- **Work to do**
Output each line exactly as it appears, skipping any embedded picture.

- **Given material**
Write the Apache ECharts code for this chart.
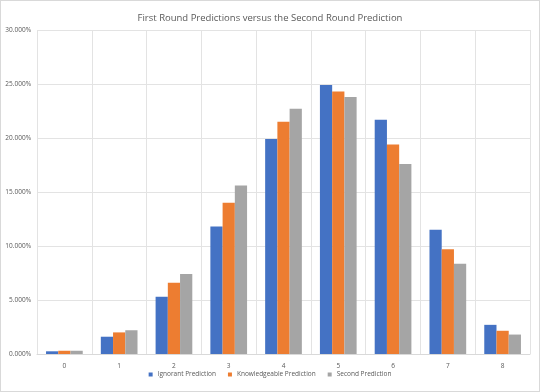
<!DOCTYPE html>
<html><head><meta charset="utf-8">
<script src="https://cdn.jsdelivr.net/npm/echarts@6/dist/echarts.min.js"></script>
<style>html,body{margin:0;padding:0;background:#fff}#c{width:540px;height:392px;box-sizing:border-box;border:1px solid #d9d9d9}</style>
</head><body><div id="c"></div>
<script>
const categories = ['0','1','2','3','4','5','6','7','8'];
const ignorant = [0.25, 1.6, 5.3, 11.8, 19.9, 24.9, 21.7, 11.5, 2.7];
const knowledgeable = [0.3, 2.0, 6.6, 14.0, 21.5, 24.3, 19.4, 9.7, 2.15];
const second = [0.3, 2.2, 7.4, 15.6, 22.7, 23.8, 17.6, 8.35, 1.8];
const seriesNames = ['Ignorant Prediction','Knowledgeable Prediction','Second Prediction'];
const colors = ['#4472c4','#ed7d31','#a5a5a5'];
const font = 'Open Sans, sans-serif';
const chart = echarts.init(document.getElementById('c'));
chart.setOption({
  animation:false,
  title:{text:'First Round Predictions versus the Second Round Prediction',left:'center',top:7,
    textStyle:{fontSize:9.5,fontWeight:'normal',color:'#595959',fontFamily:'Open Sans, sans-serif'}},
  legend:{bottom:8,left:'center',itemWidth:4,itemHeight:4,itemGap:12,icon:'rect',
    textStyle:{fontSize:6.5,color:'#595959',fontFamily:font}},
  grid:{left:36,right:9,top:29,bottom:37,containLabel:false},
  xAxis:{type:'category',data:categories,
    axisLine:{lineStyle:{color:'#d9d9d9'}},axisTick:{show:false},
    axisLabel:{fontSize:6.5,color:'#595959',margin:9,fontFamily:font},
    splitLine:{show:true,interval:0,lineStyle:{color:'#e3e3e3'}}},
  yAxis:{type:'value',min:0,max:30,interval:5,
    axisLabel:{fontSize:6.5,color:'#595959',fontFamily:font,margin:6,formatter:v=>v.toFixed(3)+'%'},
    axisLine:{show:false},axisTick:{show:false},
    splitLine:{lineStyle:{color:'#e3e3e3'}}},
  series:[ignorant,knowledgeable,second].map((d,i)=>({
    name:seriesNames[i],type:'bar',data:d,barGap:'0%',barCategoryGap:'33%',
    itemStyle:{color:colors[i]}}))
});
</script></body></html>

- **Exercise solution**
Write the Apache ECharts code for this chart.
<!DOCTYPE html>
<html><head><meta charset="utf-8">
<script src="https://cdn.jsdelivr.net/npm/echarts@6/dist/echarts.min.js"></script>
<style>html,body{margin:0;padding:0;background:#fff}#c{width:540px;height:392px;box-sizing:border-box;border:1px solid #d9d9d9}</style>
</head><body><div id="c"></div>
<script>
const categories = ['0','1','2','3','4','5','6','7','8'];
const ignorant = [0.25, 1.6, 5.3, 11.8, 19.9, 24.9, 21.7, 11.5, 2.7];
const knowledgeable = [0.3, 2.0, 6.6, 14.0, 21.5, 24.3, 19.4, 9.7, 2.15];
const second = [0.3, 2.2, 7.4, 15.6, 22.7, 23.8, 17.6, 8.35, 1.8];
const seriesNames = ['Ignorant Prediction','Knowledgeable Prediction','Second Prediction'];
const colors = ['#4472c4','#ed7d31','#a5a5a5'];
const font = 'Open Sans, sans-serif';
const chart = echarts.init(document.getElementById('c'));
chart.setOption({
  animation:false,
  title:{text:'First Round Predictions versus the Second Round Prediction',left:'center',top:7,
    textStyle:{fontSize:9.5,fontWeight:'normal',color:'#595959',fontFamily:'Open Sans, sans-serif'}},
  legend:{bottom:8,left:'center',itemWidth:4,itemHeight:4,itemGap:12,icon:'rect',
    textStyle:{fontSize:6.5,color:'#595959',fontFamily:font}},
  grid:{left:36,right:9,top:29,bottom:37,containLabel:false},
  xAxis:{type:'category',data:categories,
    axisLine:{lineStyle:{color:'#d9d9d9'}},axisTick:{show:false},
    axisLabel:{fontSize:6.5,color:'#595959',margin:9,fontFamily:font},
    splitLine:{show:true,interval:0,lineStyle:{color:'#e3e3e3'}}},
  yAxis:{type:'value',min:0,max:30,interval:5,
    axisLabel:{fontSize:6.5,color:'#595959',fontFamily:font,margin:6,formatter:v=>v.toFixed(3)+'%'},
    axisLine:{show:false},axisTick:{show:false},
    splitLine:{lineStyle:{color:'#e3e3e3'}}},
  series:[ignorant,knowledgeable,second].map((d,i)=>({
    name:seriesNames[i],type:'bar',data:d,barGap:'0%',barCategoryGap:'33%',
    itemStyle:{color:colors[i]}}))
});
</script></body></html>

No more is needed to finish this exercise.